Roger Federer recently left Nike and signed a deal with Uniqlo reportedly worth $30million per year. The “RF” logo which is so synonymous with Federer has remained with Nike. Federer now wants the logo which represents his initials but the position may not be as clear cut as it first seems.
Nike Innovate C.V. and Nike, Inc. are recorded as the owners of a number of trade mark registrations around the world for the logo, predominantly covering class 25 goods. Presumably Nike also owns the copyright in the logo. On the face of it, they are therefore in a strong position to continue exploiting the mark and to stop third parties, including Federer and Uniqlo, from using it or a confusingly similar mark for clothing and related goods.

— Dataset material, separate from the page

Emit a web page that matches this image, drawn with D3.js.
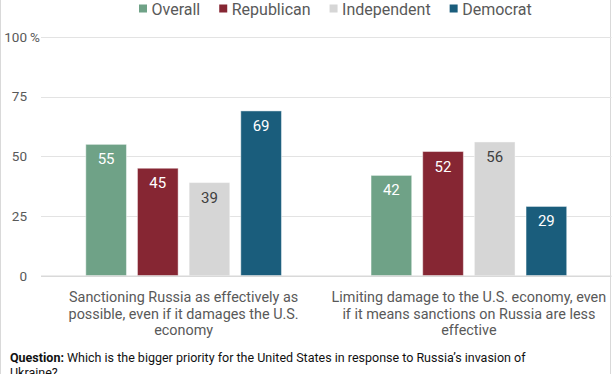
<!DOCTYPE html>
<html><head><meta charset="utf-8">
<script src="https://cdn.jsdelivr.net/npm/d3@7"></script>
<style>
html,body{margin:0;padding:0;background:#fff;overflow:hidden;}
svg{display:block;font-family:Roboto,sans-serif;}
</style></head>
<body><svg id="c" width="612" height="374"></svg>
<script>
const categories = [
  ["Sanctioning Russia as effectively as","possible, even if it damages the U.S.","economy"],
  ["Limiting damage to the U.S. economy, even","if it means sanctions on Russia are less","effective"]
];
const categoryKeys = ["sanction","limit"];
const seriesNames = ["Overall","Republican","Independent","Democrat"];
const seriesColors = ["#6fa287","#862633","#d6d6d6","#1a5d7c"];
const labelColors = ["#ffffff","#ffffff","#404040","#ffffff"];
const overall = [55,42];
const republican = [45,52];
const independent = [39,56];
const democrat = [69,29];
const yTicks = [0,25,50,75,100];
const questionBold = "Question:";
const questionText = " Which is the bigger priority for the United States in response to Russia\u2019s invasion of";
const questionText2 = "Ukraine?";

const values = [overall, republican, independent, democrat];
const svg = d3.select("#c");
const plotLeft = 41, plotRight = 611.5, plotTop = 36.9, plotBottom = 275.7;

const y = d3.scaleLinear().domain([0,100]).range([plotBottom, plotTop]);
const x0 = d3.scaleBand().domain(categoryKeys).range([plotLeft, plotRight]).padding(0);
const x1 = d3.scaleBand().domain(seriesNames).range([0, x0.bandwidth()])
  .paddingInner(0.213).paddingOuter(0.867);

// frame
svg.append("line").attr("x1",0.5).attr("x2",0.5).attr("y1",0).attr("y2",374).attr("stroke","#d9d9d9");
svg.append("line").attr("x1",610.5).attr("x2",610.5).attr("y1",0).attr("y2",374).attr("stroke","#d9d9d9");

// grid
const grid = svg.append("g");
grid.selectAll("line").data(yTicks.filter(d=>d>0)).join("line")
  .attr("x1",plotLeft).attr("x2",plotRight)
  .attr("y1",d=>Math.round(y(d))+0.5).attr("y2",d=>Math.round(y(d))+0.5)
  .attr("stroke","#e3e3e3").attr("stroke-width",1);

// y labels
svg.append("g").selectAll("text").data(yTicks).join("text")
  .attr("x",27).attr("y",d=>y(d)).attr("dy","0.36em")
  .attr("text-anchor","end").attr("font-size",13.5).attr("fill","#595959")
  .text(d=>d);
svg.append("text").attr("x",30).attr("y",y(100)).attr("dy","0.36em")
  .attr("font-size",13.5).attr("fill","#595959").text("%");

// bars
const groups = svg.append("g").selectAll("g").data(categoryKeys).join("g")
  .attr("transform",d=>`translate(${x0(d)},0)`);
groups.each(function(cat, ci){
  const g = d3.select(this);
  seriesNames.forEach((s, si)=>{
    const v = values[si][ci];
    g.append("rect")
      .attr("x", x1(s)).attr("width", x1.bandwidth())
      .attr("y", y(v)).attr("height", y(0)-y(v))
      .attr("fill", seriesColors[si])
      .attr("stroke","#ffffff").attr("stroke-opacity",0.45).attr("stroke-width",1);
    g.append("text")
      .attr("x", x1(s)+x1.bandwidth()/2).attr("y", y(v)+20)
      .attr("text-anchor","middle").attr("font-size",15)
      .attr("fill", labelColors[si]).text(v);
  });
});

// x axis line
svg.append("line").attr("x1",plotLeft).attr("x2",plotRight)
  .attr("y1",plotBottom+0.5).attr("y2",plotBottom+0.5)
  .attr("stroke","#d9d9d9").attr("stroke-width",1.5);

// category labels
categoryKeys.forEach((k, ci)=>{
  const t = svg.append("text").attr("text-anchor","middle")
    .attr("font-size",14.4).attr("fill","#595959");
  categories[ci].forEach((line, li)=>{
    t.append("tspan").attr("x", x0(k)+x0.bandwidth()/2)
      .attr("y", 302 + li*16.5).text(line);
  });
});

// legend
const legend = svg.append("g");
let lx = 139;
seriesNames.forEach((s, si)=>{
  legend.append("rect").attr("x",lx).attr("y",4.5).attr("width",8).attr("height",8)
    .attr("fill",seriesColors[si]);
  const t = legend.append("text").attr("x",lx+12.5).attr("y",14.5)
    .attr("font-size",16).attr("fill","#595959").text(s);
  lx += 12.5 + t.node().getComputedTextLength() + 19;
});

// question
const q = svg.append("text").attr("x",10).attr("y",362).attr("font-size",12.5).attr("fill","#111");
q.append("tspan").attr("font-weight","bold").text(questionBold);
q.append("tspan").text(questionText);
svg.append("text").attr("x",10).attr("y",377).attr("font-size",12.5).attr("fill","#111").text(questionText2);
</script></body></html>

However, EU law provides for an ‘own name defence’ to trade mark infringement actions, provided the use of the name is ‘in accordance with honest practices in industrial or commercial matters’. It is, however, questionable whether Federer would be able to successfully rely on it should he decide to press ahead with use of the RF logo or a confusingly similar mark without first resolving the situation with Nike. Firstly, it seems doubtful that Federer’s use in these circumstances could be considered in line with ‘honest practices’. It is also unclear whether the defence would stretch to cover the initials of one’s name as opposed to a full name. Further, the rationale behind the defence is to prevent trade mark owners from prohibiting others using their own names to identify themselves; it seems unlikely to apply in the context of commercial transactions. Happily for Federer, he owns the trade mark registrations for his full name and so they are not in dispute.
There are echoes here of a line of European case law concerning fashion designers, notably Elizabeth Emanuel, who famously designed Princess Diana’s wedding dress, and Karen Millen. Both sold their eponymous businesses and were later prevented from using their own names in starting new ventures. Although those cases had different factual circumstances, they nevertheless reinforced the general principle that the same name can be separated into personal and commercial spheres, and that a name that has been used commercially is an asset that could be negotiated over and traded like any other good.
As always, much will depend on the contract between Nike and Federer. It may, for example, provide for how the ownership of the registrations and any goodwill in them would be determined upon termination. This episode also provides a lesson in the negotiation of contracts. Federer first signed with Nike in 1994, when he was a fresh-faced 13 year old. Few would have dreamt that he would go on to win 20 Grand Slam titles (and still counting) and be considered as one of the greatest players of all time. He has since become a brand in his own right. Clearly, when negotiating and drafting agreements parties should consider possible future scenarios and try to provide ways of dealing with them. Further, after an agreement comes into force, parties should continue to review it once in a while to see whether the terms remain appropriate or need re-negotiating or updating to reflect changed circumstances. This is particularly pertinent when the brand in question is a name, alias or nickname.
In his interview Federer seemed confident that the RF logo ‘will come to me at one point’. This may suggest there is indeed provision in the contract for the rights in the brand to be assigned to him or that talks are already under way. Alternatively, it may be a shrewd move to very publicly apply pressure on Nike and make sure that ‘sooner rather than later, Nike can be nice and helpful in the process’.
Federer may have realised that ultimately the legal position may prove irrelevant. He sums up the situation as “It’s also something that was very important for me, for the fans really … They are my initials. They are mine.” For his fans, the RF logo and the merchandise on which it appears are a personal and emotional connection with Federer and a public display of support. Nike may be in for a tough PR battle if it wishes to retain legal control of the brand: even if successful, it may be a Pyrrhic victory if it means alienating Federer’s passionate and loyal fanbase on whom the value of the brand presumably rests.